Go through the listing below and list every line with "this".

* start Data for processing *

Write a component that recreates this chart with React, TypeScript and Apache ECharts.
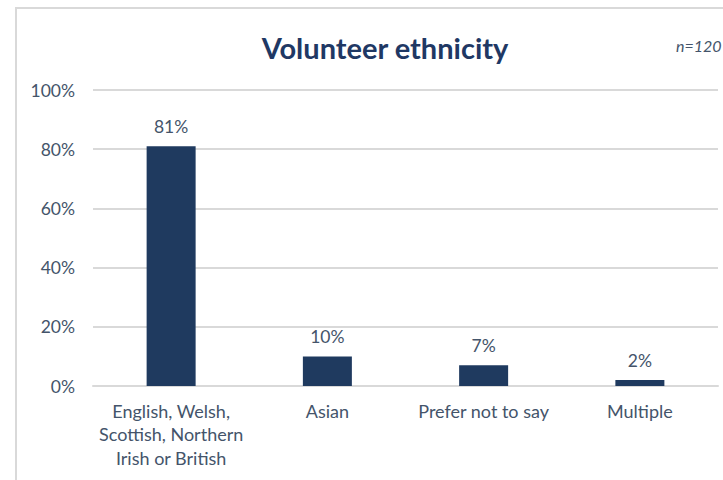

* end Data for processing *
* start Data for processing *

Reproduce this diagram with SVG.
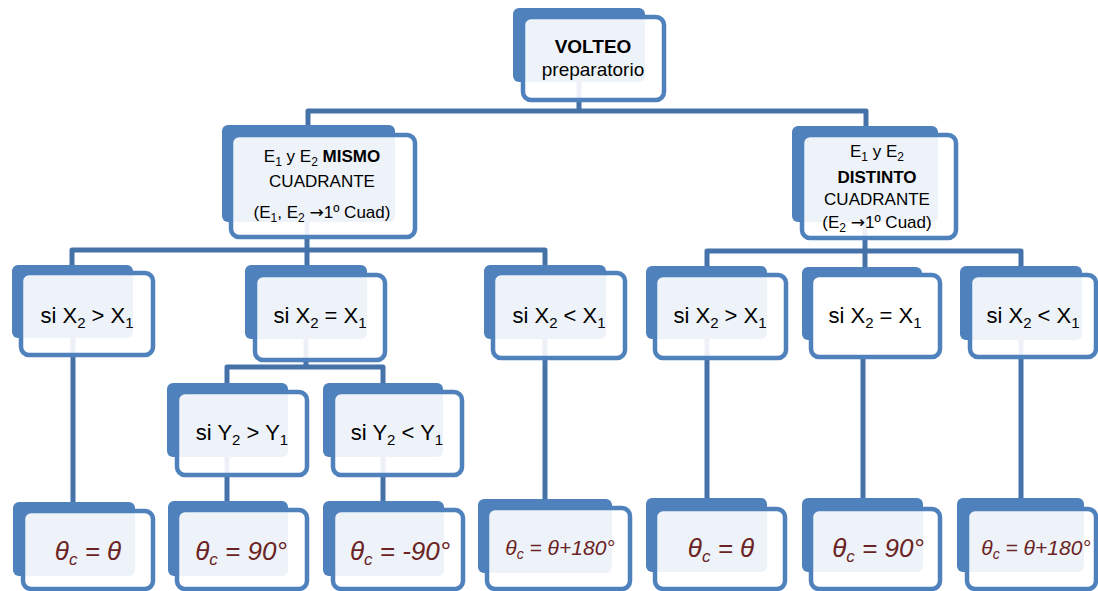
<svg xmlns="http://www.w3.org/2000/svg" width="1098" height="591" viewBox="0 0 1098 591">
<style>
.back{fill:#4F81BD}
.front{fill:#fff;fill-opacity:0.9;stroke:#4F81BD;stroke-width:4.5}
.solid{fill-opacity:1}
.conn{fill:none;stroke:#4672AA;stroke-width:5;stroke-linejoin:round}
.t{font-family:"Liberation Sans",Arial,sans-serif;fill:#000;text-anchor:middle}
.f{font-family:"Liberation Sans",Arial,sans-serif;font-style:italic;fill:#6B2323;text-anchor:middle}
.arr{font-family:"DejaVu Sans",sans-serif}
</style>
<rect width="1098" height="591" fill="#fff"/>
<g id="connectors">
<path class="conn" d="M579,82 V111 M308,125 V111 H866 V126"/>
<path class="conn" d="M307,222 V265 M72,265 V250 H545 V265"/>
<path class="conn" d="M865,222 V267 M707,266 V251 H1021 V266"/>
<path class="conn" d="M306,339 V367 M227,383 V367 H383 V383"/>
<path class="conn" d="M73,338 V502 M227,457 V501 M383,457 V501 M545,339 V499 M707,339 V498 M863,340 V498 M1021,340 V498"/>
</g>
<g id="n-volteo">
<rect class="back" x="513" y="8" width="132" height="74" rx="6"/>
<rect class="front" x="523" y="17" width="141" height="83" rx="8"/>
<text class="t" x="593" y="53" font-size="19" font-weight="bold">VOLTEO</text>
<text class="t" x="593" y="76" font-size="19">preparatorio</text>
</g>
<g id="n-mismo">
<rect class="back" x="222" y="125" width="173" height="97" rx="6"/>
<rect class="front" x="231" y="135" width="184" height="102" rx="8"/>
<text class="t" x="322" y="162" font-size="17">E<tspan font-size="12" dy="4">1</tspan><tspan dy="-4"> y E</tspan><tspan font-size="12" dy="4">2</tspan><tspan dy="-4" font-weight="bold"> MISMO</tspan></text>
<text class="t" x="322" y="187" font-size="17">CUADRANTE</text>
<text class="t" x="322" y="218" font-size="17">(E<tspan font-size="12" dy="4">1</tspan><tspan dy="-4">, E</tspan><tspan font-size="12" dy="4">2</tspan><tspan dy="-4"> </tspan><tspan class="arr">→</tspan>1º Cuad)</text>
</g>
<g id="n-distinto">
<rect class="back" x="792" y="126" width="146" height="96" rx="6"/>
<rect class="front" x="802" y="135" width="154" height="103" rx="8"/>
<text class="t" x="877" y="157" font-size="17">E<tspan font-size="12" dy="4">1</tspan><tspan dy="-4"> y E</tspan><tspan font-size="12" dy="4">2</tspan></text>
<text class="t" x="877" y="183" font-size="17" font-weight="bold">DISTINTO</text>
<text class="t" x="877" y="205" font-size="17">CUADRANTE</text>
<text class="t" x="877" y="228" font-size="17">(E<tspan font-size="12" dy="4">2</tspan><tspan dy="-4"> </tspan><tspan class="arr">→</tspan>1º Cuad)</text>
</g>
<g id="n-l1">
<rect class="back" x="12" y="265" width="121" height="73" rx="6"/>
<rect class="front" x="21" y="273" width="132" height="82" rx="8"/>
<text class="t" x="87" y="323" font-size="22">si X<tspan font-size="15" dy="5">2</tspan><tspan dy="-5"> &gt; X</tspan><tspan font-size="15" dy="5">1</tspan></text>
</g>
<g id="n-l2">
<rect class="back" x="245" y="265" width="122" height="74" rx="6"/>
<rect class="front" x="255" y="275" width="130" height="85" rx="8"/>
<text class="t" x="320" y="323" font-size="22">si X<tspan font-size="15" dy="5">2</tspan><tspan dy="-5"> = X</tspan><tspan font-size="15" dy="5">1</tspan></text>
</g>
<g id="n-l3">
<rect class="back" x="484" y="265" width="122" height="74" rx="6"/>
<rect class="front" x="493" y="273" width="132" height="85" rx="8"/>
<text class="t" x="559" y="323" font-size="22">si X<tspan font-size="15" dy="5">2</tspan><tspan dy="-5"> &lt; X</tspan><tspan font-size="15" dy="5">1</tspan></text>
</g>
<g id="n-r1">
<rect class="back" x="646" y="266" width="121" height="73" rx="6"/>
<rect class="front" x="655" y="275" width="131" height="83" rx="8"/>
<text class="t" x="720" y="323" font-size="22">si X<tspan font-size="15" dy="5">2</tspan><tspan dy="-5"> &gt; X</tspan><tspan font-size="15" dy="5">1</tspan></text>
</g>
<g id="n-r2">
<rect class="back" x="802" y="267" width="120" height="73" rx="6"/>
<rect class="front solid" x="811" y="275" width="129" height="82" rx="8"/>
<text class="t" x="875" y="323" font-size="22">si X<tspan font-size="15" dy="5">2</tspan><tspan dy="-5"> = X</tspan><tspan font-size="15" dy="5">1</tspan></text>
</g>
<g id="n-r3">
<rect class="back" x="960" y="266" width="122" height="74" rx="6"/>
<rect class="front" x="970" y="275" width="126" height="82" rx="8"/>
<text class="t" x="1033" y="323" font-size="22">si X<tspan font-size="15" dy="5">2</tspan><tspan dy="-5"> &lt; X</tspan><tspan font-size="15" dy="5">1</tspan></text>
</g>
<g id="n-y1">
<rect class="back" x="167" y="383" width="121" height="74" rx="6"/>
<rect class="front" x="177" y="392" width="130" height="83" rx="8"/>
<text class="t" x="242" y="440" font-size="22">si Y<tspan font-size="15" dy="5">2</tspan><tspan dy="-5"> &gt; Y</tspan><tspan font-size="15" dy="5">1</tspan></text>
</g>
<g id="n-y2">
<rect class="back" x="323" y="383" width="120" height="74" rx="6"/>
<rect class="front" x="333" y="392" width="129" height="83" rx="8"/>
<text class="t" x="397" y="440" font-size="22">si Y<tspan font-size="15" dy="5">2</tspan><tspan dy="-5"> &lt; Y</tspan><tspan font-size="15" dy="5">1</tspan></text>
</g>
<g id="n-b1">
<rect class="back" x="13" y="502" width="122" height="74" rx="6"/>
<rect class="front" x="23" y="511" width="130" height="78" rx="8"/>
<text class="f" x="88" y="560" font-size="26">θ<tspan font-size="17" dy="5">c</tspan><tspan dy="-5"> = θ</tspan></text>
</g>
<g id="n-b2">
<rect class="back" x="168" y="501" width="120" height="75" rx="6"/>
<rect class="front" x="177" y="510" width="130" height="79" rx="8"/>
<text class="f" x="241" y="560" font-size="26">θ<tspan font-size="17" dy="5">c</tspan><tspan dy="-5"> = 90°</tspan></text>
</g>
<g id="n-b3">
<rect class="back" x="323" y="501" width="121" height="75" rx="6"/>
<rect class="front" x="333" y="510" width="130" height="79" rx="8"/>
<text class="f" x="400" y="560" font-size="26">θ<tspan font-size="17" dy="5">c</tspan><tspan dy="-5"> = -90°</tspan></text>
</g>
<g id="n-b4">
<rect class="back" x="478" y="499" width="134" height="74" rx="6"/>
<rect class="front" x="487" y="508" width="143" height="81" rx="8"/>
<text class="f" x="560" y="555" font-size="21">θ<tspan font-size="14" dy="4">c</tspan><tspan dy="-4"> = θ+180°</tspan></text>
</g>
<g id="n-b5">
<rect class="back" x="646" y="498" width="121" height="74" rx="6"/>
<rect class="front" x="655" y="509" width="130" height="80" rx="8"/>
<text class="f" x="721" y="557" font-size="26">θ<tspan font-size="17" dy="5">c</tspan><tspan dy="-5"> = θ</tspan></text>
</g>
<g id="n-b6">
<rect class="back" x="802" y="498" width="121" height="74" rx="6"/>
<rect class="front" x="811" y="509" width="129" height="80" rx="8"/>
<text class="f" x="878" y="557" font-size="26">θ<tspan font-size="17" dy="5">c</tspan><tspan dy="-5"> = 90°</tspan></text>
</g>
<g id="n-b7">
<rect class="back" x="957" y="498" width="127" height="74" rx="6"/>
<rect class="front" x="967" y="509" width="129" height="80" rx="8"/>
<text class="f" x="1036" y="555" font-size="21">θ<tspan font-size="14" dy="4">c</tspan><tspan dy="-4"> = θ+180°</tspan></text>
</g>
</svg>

* end Data for processing *

◆ The output:
Write a component that recreates this chart with React, TypeScript and Apache ECharts.
Reproduce this diagram with SVG.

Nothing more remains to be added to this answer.